While the Bush administration has repeatedly referred to the Democrats’ timetable for withdrawal from Iraq as a recipe for failure, Defense Secretary Robert Gates has praised the measure. He’s also urged an assessment of the troop escalation by this summer—sooner than supporters of the “surge” would like—and indicated support for a withdrawal as outlined by the Iraq Study Group, which he was once a part of.
The administration traditionally values loyalty over competence and other considerations, but it appears as though the defense secretary is flexing his independence.
Los Angeles Times:
WASHINGTON—President Bush has mobilized his administration, including his top general in Iraq, in a major push to win more time and money for his war strategy. But one crucial voice has been missing from the chorus: Defense Secretary Robert M. Gates.
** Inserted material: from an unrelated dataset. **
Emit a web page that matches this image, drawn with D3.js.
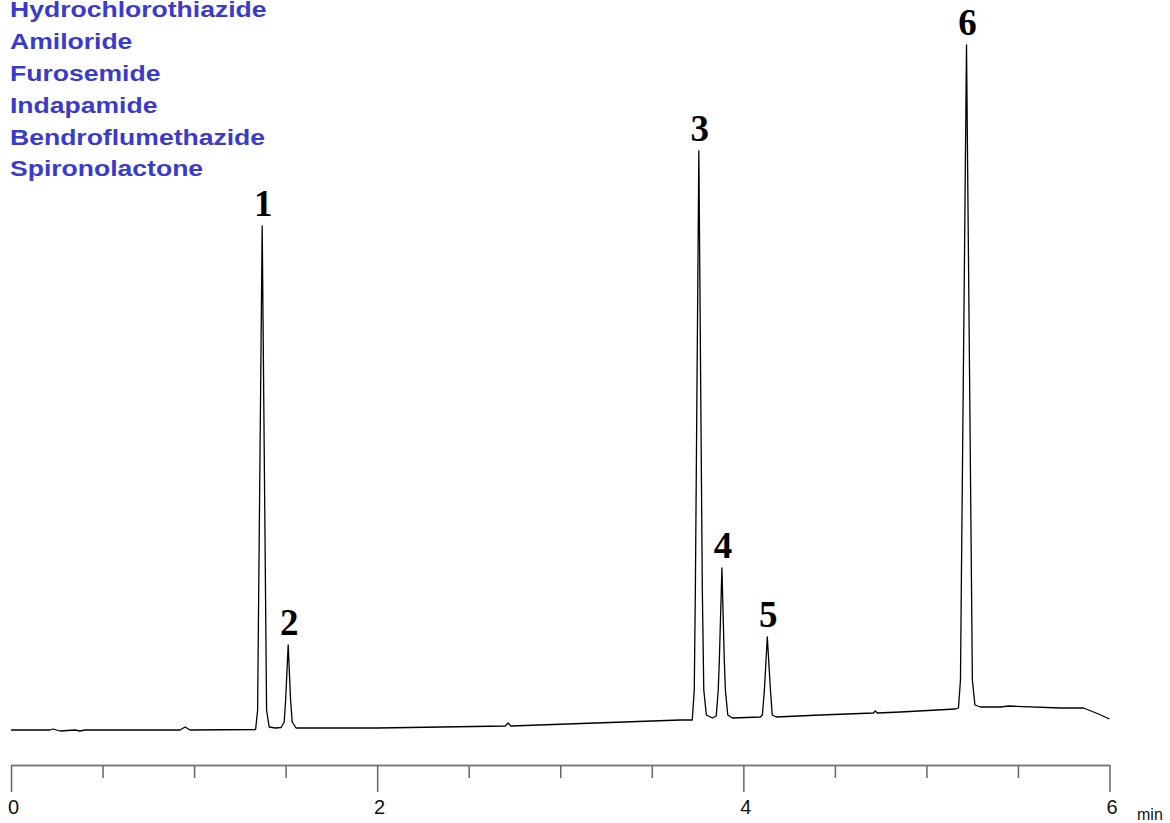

In fact, Gates’ recent comments seem to run counter to the message from the White House. During a recent trip to the Middle East, Gates told the Iraqi government that time was running out and praised Democratic efforts in the U.S. Congress to set a timetable for withdrawal, saying it would help prod the Iraqis. He reiterated that point during a meeting with reporters last week.
A spokesman for Gates insisted there was no distance between the Defense secretary’s thinking on the timetable for Iraq and views held by the White House or Army Gen. David H. Petraeus, commander of U.S. troops in Iraq.
But his warnings to Iraqi Prime Minister Nouri Maliki are just the latest indications from Gates that he believes the window of opportunity for the administration to get Iraq right is closing sooner rather than later.